[DATASET SECTION]

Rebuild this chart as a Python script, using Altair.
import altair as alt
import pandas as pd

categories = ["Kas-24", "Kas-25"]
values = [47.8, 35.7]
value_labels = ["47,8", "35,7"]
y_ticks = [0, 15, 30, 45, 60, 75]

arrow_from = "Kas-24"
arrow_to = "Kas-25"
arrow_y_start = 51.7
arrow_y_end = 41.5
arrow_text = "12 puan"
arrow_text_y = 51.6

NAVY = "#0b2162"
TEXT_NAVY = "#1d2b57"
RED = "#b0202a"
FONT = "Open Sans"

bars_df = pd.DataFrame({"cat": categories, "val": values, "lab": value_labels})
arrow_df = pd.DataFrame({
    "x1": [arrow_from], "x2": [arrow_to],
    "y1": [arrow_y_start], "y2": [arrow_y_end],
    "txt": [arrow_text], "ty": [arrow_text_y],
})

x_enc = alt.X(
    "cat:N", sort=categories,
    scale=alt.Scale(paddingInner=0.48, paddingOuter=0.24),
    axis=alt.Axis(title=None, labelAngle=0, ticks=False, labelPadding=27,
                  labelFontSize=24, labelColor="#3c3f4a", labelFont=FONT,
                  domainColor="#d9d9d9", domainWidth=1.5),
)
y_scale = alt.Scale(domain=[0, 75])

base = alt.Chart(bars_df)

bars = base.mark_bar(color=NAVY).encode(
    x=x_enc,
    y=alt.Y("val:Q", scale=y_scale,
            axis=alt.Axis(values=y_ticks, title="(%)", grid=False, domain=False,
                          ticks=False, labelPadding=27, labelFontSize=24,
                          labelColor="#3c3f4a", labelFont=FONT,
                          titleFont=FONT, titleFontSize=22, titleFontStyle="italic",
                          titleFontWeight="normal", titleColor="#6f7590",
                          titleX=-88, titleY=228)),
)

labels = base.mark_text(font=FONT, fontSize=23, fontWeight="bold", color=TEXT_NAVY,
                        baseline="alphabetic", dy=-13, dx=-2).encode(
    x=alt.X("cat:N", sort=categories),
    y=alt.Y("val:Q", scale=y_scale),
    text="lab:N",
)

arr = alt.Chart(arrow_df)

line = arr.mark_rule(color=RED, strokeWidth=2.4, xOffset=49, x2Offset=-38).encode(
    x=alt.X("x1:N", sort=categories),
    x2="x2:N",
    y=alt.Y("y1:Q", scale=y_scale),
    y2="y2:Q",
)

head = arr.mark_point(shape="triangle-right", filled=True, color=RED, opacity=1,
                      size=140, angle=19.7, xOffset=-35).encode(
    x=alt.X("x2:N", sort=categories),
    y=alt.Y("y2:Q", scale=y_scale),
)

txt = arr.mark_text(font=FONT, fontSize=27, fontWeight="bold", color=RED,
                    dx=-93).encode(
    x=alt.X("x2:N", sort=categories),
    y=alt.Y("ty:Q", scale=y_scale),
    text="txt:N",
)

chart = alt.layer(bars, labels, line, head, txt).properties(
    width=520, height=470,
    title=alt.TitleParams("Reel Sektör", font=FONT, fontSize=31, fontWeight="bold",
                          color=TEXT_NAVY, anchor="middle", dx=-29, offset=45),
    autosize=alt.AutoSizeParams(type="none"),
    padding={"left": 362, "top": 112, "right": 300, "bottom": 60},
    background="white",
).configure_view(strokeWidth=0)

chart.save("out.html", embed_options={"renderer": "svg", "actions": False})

[SHORT EXERCISE]
From the listing above, reproduce all the lines exactly.

[EXERCISE RESPONSE]
Rebuild this chart as a Python script, using Altair.
import altair as alt
import pandas as pd

categories = ["Kas-24", "Kas-25"]
values = [47.8, 35.7]
value_labels = ["47,8", "35,7"]
y_ticks = [0, 15, 30, 45, 60, 75]

arrow_from = "Kas-24"
arrow_to = "Kas-25"
arrow_y_start = 51.7
arrow_y_end = 41.5
arrow_text = "12 puan"
arrow_text_y = 51.6

NAVY = "#0b2162"
TEXT_NAVY = "#1d2b57"
RED = "#b0202a"
FONT = "Open Sans"

bars_df = pd.DataFrame({"cat": categories, "val": values, "lab": value_labels})
arrow_df = pd.DataFrame({
    "x1": [arrow_from], "x2": [arrow_to],
    "y1": [arrow_y_start], "y2": [arrow_y_end],
    "txt": [arrow_text], "ty": [arrow_text_y],
})

x_enc = alt.X(
    "cat:N", sort=categories,
    scale=alt.Scale(paddingInner=0.48, paddingOuter=0.24),
    axis=alt.Axis(title=None, labelAngle=0, ticks=False, labelPadding=27,
                  labelFontSize=24, labelColor="#3c3f4a", labelFont=FONT,
                  domainColor="#d9d9d9", domainWidth=1.5),
)
y_scale = alt.Scale(domain=[0, 75])

base = alt.Chart(bars_df)

bars = base.mark_bar(color=NAVY).encode(
    x=x_enc,
    y=alt.Y("val:Q", scale=y_scale,
            axis=alt.Axis(values=y_ticks, title="(%)", grid=False, domain=False,
                          ticks=False, labelPadding=27, labelFontSize=24,
                          labelColor="#3c3f4a", labelFont=FONT,
                          titleFont=FONT, titleFontSize=22, titleFontStyle="italic",
                          titleFontWeight="normal", titleColor="#6f7590",
                          titleX=-88, titleY=228)),
)

labels = base.mark_text(font=FONT, fontSize=23, fontWeight="bold", color=TEXT_NAVY,
                        baseline="alphabetic", dy=-13, dx=-2).encode(
    x=alt.X("cat:N", sort=categories),
    y=alt.Y("val:Q", scale=y_scale),
    text="lab:N",
)

arr = alt.Chart(arrow_df)

line = arr.mark_rule(color=RED, strokeWidth=2.4, xOffset=49, x2Offset=-38).encode(
    x=alt.X("x1:N", sort=categories),
    x2="x2:N",
    y=alt.Y("y1:Q", scale=y_scale),
    y2="y2:Q",
)

head = arr.mark_point(shape="triangle-right", filled=True, color=RED, opacity=1,
                      size=140, angle=19.7, xOffset=-35).encode(
    x=alt.X("x2:N", sort=categories),
    y=alt.Y("y2:Q", scale=y_scale),
)

txt = arr.mark_text(font=FONT, fontSize=27, fontWeight="bold", color=RED,
                    dx=-93).encode(
    x=alt.X("x2:N", sort=categories),
    y=alt.Y("ty:Q", scale=y_scale),
    text="txt:N",
)

chart = alt.layer(bars, labels, line, head, txt).properties(
    width=520, height=470,
    title=alt.TitleParams("Reel Sektör", font=FONT, fontSize=31, fontWeight="bold",
                          color=TEXT_NAVY, anchor="middle", dx=-29, offset=45),
    autosize=alt.AutoSizeParams(type="none"),
    padding={"left": 362, "top": 112, "right": 300, "bottom": 60},
    background="white",
).configure_view(strokeWidth=0)

chart.save("out.html", embed_options={"renderer": "svg", "actions": False})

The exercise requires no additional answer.